Nigdy nie pozwolimy sobie odebrać wolności, rządów prawa, Polski europejskiej – podkreślił w Poznaniu podczas manifestacji KOD Józef Pinior. We wtorek poznański sąd odrzucił zażalenie prokuratury ws. niestosowania aresztu dla b. senatora.

W zgromadzeniu pod hasłem "Wolność, Równość, Demokracja" według policji wzięło udział około 2,5 tys. osób. Poza członkami i sympatykami KOD manifestowali również politycy Platformy Obywatelskiej, Nowoczesnej, Inicjatywy Polskiej i SLD. Na placu Mickiewicza powiewały flagi narodowe, flagi UE i tęczowe. Tłum skandował: "Nie oddamy demokracji", "Rządy prawa", "Poznań-Warszawa-jedna sprawa", "Tu jest Polska", "Precz z kaczyzmem".

B. senator Józef Pinior powiedział do zgromadzonych, że cieszy się, iż może brać udział w manifestacji w Poznaniu, w mieście, które jest symbolem wolności. "W mieście, w którym Polacy i Polki podnieśli swój sprzeciw, protest przeciwko dyktaturze. To jest miasto, które ma symboliczną rolę w historii Polski, to jest dla mnie ogromny zaszczyt, że mogę dzisiaj tutaj w Poznaniu być na manifestacji Komitetu Obrony Demokracji" – zaznaczył.

"Nigdy, myślę, że mogę to powiedzieć w imieniu nas wszystkich, nigdy nie pozwolimy sobie odebrać wolności, rządów prawa, Polski europejskiej" – zapewnił. Jak podkreślił, "to są wartości, które razem zdobyliśmy, w ostatnich 40. latach. Ci, którzy chcą dzisiaj zniszczyć polską demokrację, zniszczyć w Polsce rządy prawa, zniszczyć nasze miejsce w Unii Europejskiej będą musieli zmierzyć się z nami, z naszym oporem i protestem" – zaznaczył.

Pinior zwrócił się także do zebranych o uczczenie b. prezesa Trybunału Konstytucyjnego prof. Andrzeja Rzeplińskiego. Jak dodał jest on "dziś dla nas wzorem, co to oznacza być sędzią. "Co to oznacza opór wymiaru sprawiedliwości przeciwko temu, że władza wykonawcza chce go sobie podporządkować. Fundament polskiej demokracji, autonomiczny, niezależny od władzy wymiar sprawiedliwości to jest to, co nas dzisiaj łączy w oporze" - dodał.

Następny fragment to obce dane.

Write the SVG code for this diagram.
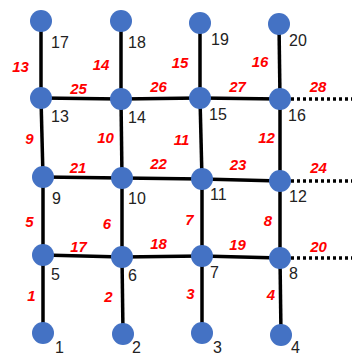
<svg xmlns="http://www.w3.org/2000/svg" width="352" height="356" viewBox="0 0 352 356">
<style>
.e{stroke:#000;stroke-width:3.5;fill:none}
.d{stroke:#000;stroke-width:3.5;fill:none;stroke-dasharray:3 3}
.n{fill:#4472C4}
.t{font-family:"Liberation Sans",Arial,sans-serif;font-size:16px;fill:#222}
.r{font-family:"Liberation Sans",Arial,sans-serif;font-size:15px;font-weight:bold;font-style:italic;fill:#FF0000;text-anchor:middle}
</style>
<rect width="352" height="356" fill="#fff"/>
<g id="connectors">
<line class="e" x1="41" y1="21" x2="41" y2="98"/>
<line class="e" x1="121" y1="21" x2="121" y2="99"/>
<line class="e" x1="200" y1="23" x2="200" y2="98"/>
<line class="e" x1="279" y1="24" x2="280" y2="99"/>
<line class="e" x1="41" y1="98" x2="43" y2="177"/>
<line class="e" x1="121" y1="99" x2="122" y2="178"/>
<line class="e" x1="200" y1="98" x2="202" y2="179"/>
<line class="e" x1="280" y1="99" x2="280" y2="181"/>
<line class="e" x1="43" y1="177" x2="43" y2="255"/>
<line class="e" x1="122" y1="178" x2="122" y2="257"/>
<line class="e" x1="202" y1="179" x2="202" y2="256"/>
<line class="e" x1="280" y1="181" x2="280" y2="258"/>
<line class="e" x1="43" y1="255" x2="43" y2="333"/>
<line class="e" x1="122" y1="257" x2="123" y2="334"/>
<line class="e" x1="202" y1="256" x2="202" y2="333"/>
<line class="e" x1="280" y1="258" x2="281" y2="335"/>
<line class="e" x1="41" y1="98" x2="121" y2="99"/>
<line class="e" x1="121" y1="99" x2="200" y2="98"/>
<line class="e" x1="200" y1="98" x2="280" y2="99"/>
<line class="e" x1="43" y1="177" x2="122" y2="178"/>
<line class="e" x1="122" y1="178" x2="202" y2="179"/>
<line class="e" x1="202" y1="179" x2="280" y2="181"/>
<line class="e" x1="43" y1="255" x2="122" y2="257"/>
<line class="e" x1="122" y1="257" x2="202" y2="256"/>
<line class="e" x1="202" y1="256" x2="280" y2="258"/>
<line class="d" x1="291" y1="99" x2="352" y2="99"/>
<line class="d" x1="291" y1="181" x2="352" y2="181"/>
<line class="d" x1="291" y1="258" x2="352" y2="258"/>
</g>
<g class="r">
<text x="20.5" y="72">13</text>
<text x="78.5" y="94">25</text>
<text x="101" y="70">14</text>
<text x="29.5" y="144">9</text>
<text x="105.5" y="143">10</text>
<text x="78" y="173">21</text>
<text x="158.5" y="92">26</text>
<text x="158.5" y="169">22</text>
<text x="180" y="68">15</text>
<text x="237.5" y="92">27</text>
<text x="260" y="67">16</text>
<text x="318" y="92">28</text>
<text x="181.5" y="145">11</text>
<text x="266.5" y="143">12</text>
<text x="238" y="170">23</text>
<text x="318.5" y="173">24</text>
<text x="29.5" y="227">5</text>
<text x="107" y="229">6</text>
<text x="78.5" y="252">17</text>
<text x="158.5" y="249">18</text>
<text x="189.5" y="225">7</text>
<text x="268" y="226">8</text>
<text x="237.5" y="250">19</text>
<text x="318.5" y="252">20</text>
<text x="31.5" y="301">1</text>
<text x="108.5" y="302">2</text>
<text x="190.5" y="299">3</text>
<text x="271" y="300">4</text>
</g>
<g id="n17"><circle class="n" cx="41" cy="21" r="11"/><text class="t" x="51" y="48">17</text></g>
<g id="n18"><circle class="n" cx="121" cy="21" r="11"/><text class="t" x="128" y="48">18</text></g>
<g id="n19"><circle class="n" cx="200" cy="23" r="11"/><text class="t" x="211" y="45">19</text></g>
<g id="n20"><circle class="n" cx="279" cy="24" r="11"/><text class="t" x="289" y="46">20</text></g>
<g id="n13"><circle class="n" cx="41" cy="98" r="11"/><text class="t" x="51" y="122">13</text></g>
<g id="n14"><circle class="n" cx="121" cy="99" r="11"/><text class="t" x="128" y="123">14</text></g>
<g id="n15"><circle class="n" cx="200" cy="98" r="11"/><text class="t" x="209" y="120">15</text></g>
<g id="n16"><circle class="n" cx="280" cy="99" r="11"/><text class="t" x="288" y="121">16</text></g>
<g id="n9"><circle class="n" cx="43" cy="177" r="11"/><text class="t" x="52" y="204">9</text></g>
<g id="n10"><circle class="n" cx="122" cy="178" r="11"/><text class="t" x="128" y="204">10</text></g>
<g id="n11"><circle class="n" cx="202" cy="179" r="11"/><text class="t" x="210" y="200">11</text></g>
<g id="n12"><circle class="n" cx="280" cy="181" r="11"/><text class="t" x="289" y="202">12</text></g>
<g id="n5"><circle class="n" cx="43" cy="255" r="11"/><text class="t" x="51" y="280">5</text></g>
<g id="n6"><circle class="n" cx="122" cy="257" r="11"/><text class="t" x="128" y="281">6</text></g>
<g id="n7"><circle class="n" cx="202" cy="256" r="11"/><text class="t" x="210" y="278">7</text></g>
<g id="n8"><circle class="n" cx="280" cy="258" r="11"/><text class="t" x="289" y="279">8</text></g>
<g id="n1"><circle class="n" cx="43" cy="333" r="11"/><text class="t" x="55" y="353">1</text></g>
<g id="n2"><circle class="n" cx="123" cy="334" r="11"/><text class="t" x="132" y="353">2</text></g>
<g id="n3"><circle class="n" cx="202" cy="333" r="11"/><text class="t" x="213" y="353">3</text></g>
<g id="n4"><circle class="n" cx="281" cy="335" r="11"/><text class="t" x="291" y="353">4</text></g>
</svg>
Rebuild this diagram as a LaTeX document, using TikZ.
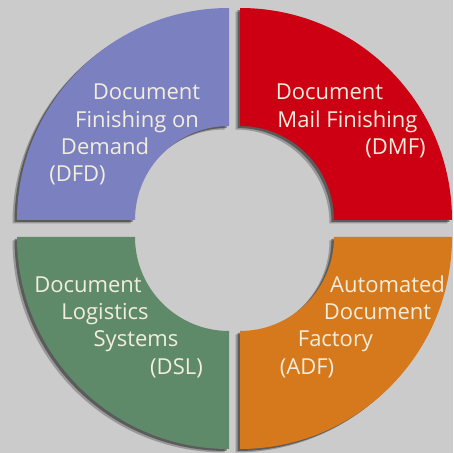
\documentclass[tikz,border=0pt]{standalone}
\usepackage{fontspec}
\setmainfont{Open Sans}
\usetikzlibrary{calc}
\definecolor{bg}{HTML}{CBCBCB}
\definecolor{cpurple}{HTML}{7B80C0}
\definecolor{cred}{HTML}{CC0012}
\definecolor{cgreen}{HTML}{5F8A69}
\definecolor{corange}{HTML}{D6781C}
\definecolor{ctext}{HTML}{F2EEDC}
\newcommand{\ringsector}[3]{%
  % #1 = centre, #2 = start angle, #3 = style
  \path[#3,shift={#1}] (#2:212) arc[start angle=#2, delta angle=90, radius=212]
    -- (#2+90:94) arc[start angle=#2+90, delta angle=-90, radius=94] -- cycle;}
\begin{document}
\begin{tikzpicture}[x=1pt,y=1pt,
  lbl/.style={anchor=base,inner sep=0pt,text=ctext,font=\fontsize{22}{26}\selectfont},
  shadowA/.style={fill=black,opacity=0.25},
  shadowB/.style={fill=black,opacity=0.4}]
\fill[bg] (0,0) rectangle (453,453);
\useasboundingbox (0,0) rectangle (453,453);
% shadows
\foreach \c/\a in {{(229,233)}/90,{(240,233)}/0,{(229,216)}/180,{(240,216)}/270}{
  \ringsector{\c}{\a}{shadowA,xshift=-4.5,yshift=-3.5}
  \ringsector{\c}{\a}{shadowB,xshift=-2.5,yshift=-2}
}
% sectors
\ringsector{(229,233)}{90}{fill=cpurple}
\ringsector{(240,233)}{0}{fill=cred}
\ringsector{(229,216)}{180}{fill=cgreen}
\ringsector{(240,216)}{270}{fill=corange}
% labels: DFD
\node[lbl] (p1) at (146.5,353) {Document};
\node[lbl] (p2) at (137,325.5) {Finishing on};
\node[lbl] (p3) at (105,298) {Demand};
\node[lbl] (p4) at (77.5,271) {(DFD)};
% DMF
\node[lbl] (r1) at (329.5,353) {Document};
\node[lbl] (r2) at (347.5,325.5) {Mail Finishing};
\node[lbl] (r3) at (395.5,298) {(DMF)};
% DSL
\node[lbl] (g1) at (88,160) {Document};
\node[lbl] (g2) at (105,133) {Logistics};
\node[lbl] (g3) at (136,106) {Systems};
\node[lbl] (g4) at (176.5,78) {(DSL)};
% ADF
\node[lbl] (o1) at (387.5,160) {Automated};
\node[lbl] (o2) at (377.5,133) {Document};
\node[lbl] (o3) at (335.5,106) {Factory};
\node[lbl] (o4) at (307,78) {(ADF)};
\end{tikzpicture}
\end{document}
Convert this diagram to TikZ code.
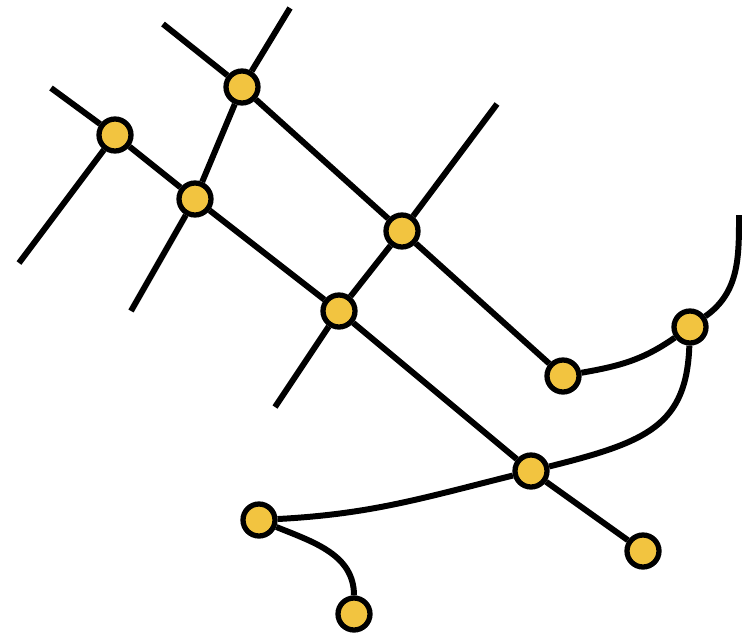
\documentclass[tikz,border=0pt]{standalone}
\usepackage{tikz}
\definecolor{jointyellow}{RGB}{242,196,64}
\tikzset{
    joint/.style={circle, draw=black, fill=jointyellow, line width=3pt, minimum size=0.64cm, inner sep=0pt},
    wire/.style={line width=3.4pt}
}
\begin{document}
\begin{tikzpicture}[x=0.02cm, y=-0.02cm]
        \useasboundingbox (0,0) rectangle (747,636);

        % Free ends
        \coordinate (endA) at (163,24);
        \coordinate (endB) at (51,88);
        \coordinate (endC) at (290,8);
        \coordinate (endD) at (131,311);
        \coordinate (endE) at (19,263);
        \coordinate (endF) at (497,104);
        \coordinate (endG) at (275,407);
        \coordinate (endH) at (739,215);

        % Joints
        \node[joint] (A) at (242,87) {};
        \node[joint] (B) at (115,135) {};
        \node[joint] (C) at (195,199) {};
        \node[joint] (D) at (402,231) {};
        \node[joint] (E) at (339,311) {};
        \node[joint] (F) at (563,376) {};
        \node[joint] (G) at (690,327) {};
        \node[joint] (H) at (531,471) {};
        \node[joint] (I) at (259,520) {};
        \node[joint] (J) at (643,551) {};
        \node[joint] (K) at (354,614) {};

        % Straight lines
        \draw[wire] (endA) -- (A) -- (D) -- (F);
        \draw[wire] (endB) -- (B) -- (C) -- (E) -- (H) -- (J);
        \draw[wire] (endC) -- (A) -- (C) -- (endD);
        \draw[wire] (endE) -- (B);
        \draw[wire] (endF) -- (D) -- (E) -- (endG);

        % Curves
        \draw[wire] (F) to[out=10, in=215] (G) to[out=35, in=270] (endH);
        \draw[wire] (G) to[out=-92, in=14, out looseness=1.1, in looseness=1.4] (H)
            to[out=194, in=3] (I);
        \draw[wire] (I) to[out=-22, in=90] (K);
    \end{tikzpicture}
\end{document}
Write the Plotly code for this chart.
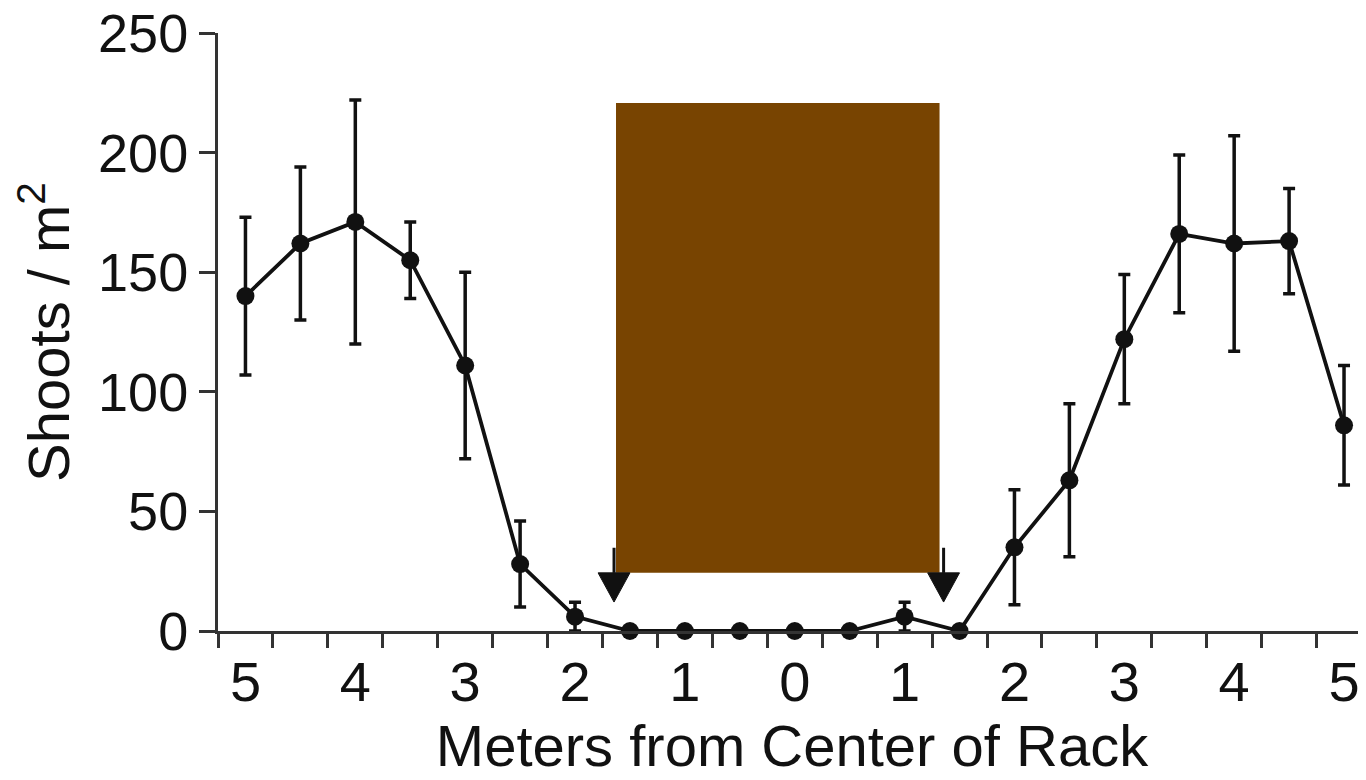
import plotly.graph_objects as go

# data (meters from rack center; left side shown as negative positions)
x_pos = [-5, -4.5, -4, -3.5, -3, -2.5, -2, -1.5, -1, -0.5, 0, 0.5, 1, 1.5, 2, 2.5, 3, 3.5, 4, 4.5, 5]
shoots = [140, 162, 171, 155, 111, 28, 6, 0, 0, 0, 0, 0, 6, 0, 35, 63, 122, 166, 162, 163, 86]
err = [33, 32, 51, 16, 39, 18, 6, 0, 0, 0, 0, 0, 6, 0, 24, 32, 27, 33, 45, 22, 25]

tick_vals = [-5, -4, -3, -2, -1, 0, 1, 2, 3, 4, 5]
tick_text = ["5", "4", "3", "2", "1", "0", "1", "2", "3", "4", "5"]
y_ticks = [0, 50, 100, 150, 200, 250]

# rack box and edge arrows (data units)
rack_x = [-1.627, 1.318]
rack_y = [24.3, 220.7]
arrow_x = [-1.645, 1.355]
arrow_stem_top = 34.8
arrow_head_top = 24.3
arrow_tip = 12.1
arrow_half_w = 0.145

INK = "#111111"
AX = "#333333"
FONT = "Liberation Sans, Arial, Helvetica, sans-serif"

fig = go.Figure()
fig.add_trace(go.Scatter(
    x=x_pos, y=shoots, mode="lines+markers",
    line=dict(color=INK, width=3.8),
    marker=dict(color=INK, size=18),
    error_y=dict(type="data", array=err, visible=True, color=INK, thickness=3.5, width=6),
    cliponaxis=False, showlegend=False,
))

shapes = [dict(type="rect", xref="x", yref="y", x0=rack_x[0], x1=rack_x[1], y0=rack_y[0], y1=rack_y[1],
               fillcolor="#784401", line=dict(width=0), layer="above")]
for ax_ in arrow_x:
    shapes.append(dict(type="line", xref="x", yref="y", x0=ax_, x1=ax_, y0=arrow_stem_top, y1=arrow_head_top,
                       line=dict(color=INK, width=3), layer="above"))
    shapes.append(dict(type="path", xref="x", yref="y",
                       path=f"M {ax_-arrow_half_w},{arrow_head_top} L {ax_+arrow_half_w},{arrow_head_top} L {ax_},{arrow_tip} Z",
                       fillcolor=INK, line=dict(color=INK, width=1), layer="above"))

# page body has an 8px margin, so the figure is made 8px smaller and margins shifted
fig.update_layout(
    width=1358, height=772,
    margin=dict(l=210, r=0, t=25, b=149, autoexpand=False),
    paper_bgcolor="white", plot_bgcolor="white",
    font=dict(family=FONT, color="#111111", size=54),
    shapes=shapes,
    xaxis=dict(
        range=[-5.25, 5.2], showgrid=False, zeroline=False, automargin=False,
        showline=True, linecolor=AX, linewidth=3,
        tickmode="array", tickvals=tick_vals, ticktext=tick_text, ticks="",
        tickfont=dict(size=56), ticklabeloverflow="allow",
        minor=dict(ticks="outside", tick0=-5.25, dtick=0.5, ticklen=14, tickwidth=3, tickcolor=AX, showgrid=False),
        title=dict(text="Meters from Center of Rack", font=dict(size=58), standoff=11),
    ),
    yaxis=dict(
        range=[0, 250], showgrid=False, zeroline=False, automargin=False,
        showline=True, linecolor=AX, linewidth=3,
        tickmode="array", tickvals=y_ticks, ticks="outside", ticklen=16, tickwidth=3, tickcolor=AX,
        tickfont=dict(size=54), ticklabeloverflow="allow",
        title=dict(text="Shoots / m<sup>2</sup>", font=dict(size=58), standoff=16),
    ),
)

fig.write_html("out.html")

Józef Pinior podziękował także za wszystkie okazane mu wyrazy sympatii i otuchy. Jak mówił, dzięki temu "czuje się w Poznaniu jak u siebie". "To jest bardzo ważne, że władzy nie uda się złamać zaufania pomiędzy nami. Zaufanie jest fundamentem polskiej demokracji, a władza autorytarna będzie nas próbowała zniszczyć" – zaznaczył.

W trakcie demonstracji zebrani połączyli się także z przebywającym obecnie w Sejmie posłem PO Jakubem Rutnickim i wyrazili swoje poparcie dla opozycji w jej proteście.

Piniora i dziesięć innych osób CBA zatrzymało 29 listopada. Wszyscy usłyszeli zarzuty popełnienia przestępstw o charakterze korupcyjnym. Pinior jest podejrzany o przyjęcie 46 tys. zł łapówki i płatną protekcję.

Prokuratura chciała jego aresztowania oraz aresztu dla Wardęgi i Krystiana S. 1 grudnia poznański sąd rejonowy nie uwzględnił tych wniosków uznając, że brak było przesłanek do stosowania tego najsurowszego ze środków zapobiegawczych. Postanowienia zaskarżyła prokuratura; zdaniem śledczych, sąd bezpodstawnie przyjął, że Pinior mógł nie być świadomy udziału w korupcyjnym procederze. Według prokuratury, sąd w żaden sposób nie uzasadnił też, na jakiej podstawie wykluczył możliwość matactwa ze strony podejrzanych.

We wtorek Sąd Okręgowy w Poznaniu zażalenia oddalił, przyznając jednocześnie, że zebrane dowody wskazują "na duże prawdopodobieństwo, że podejrzany popełnił przestępstwo". Nie zgodził się zaś z poglądem prokuratora, że w sprawie zachodzi "realna i konkretna" obawa matactwa procesowego.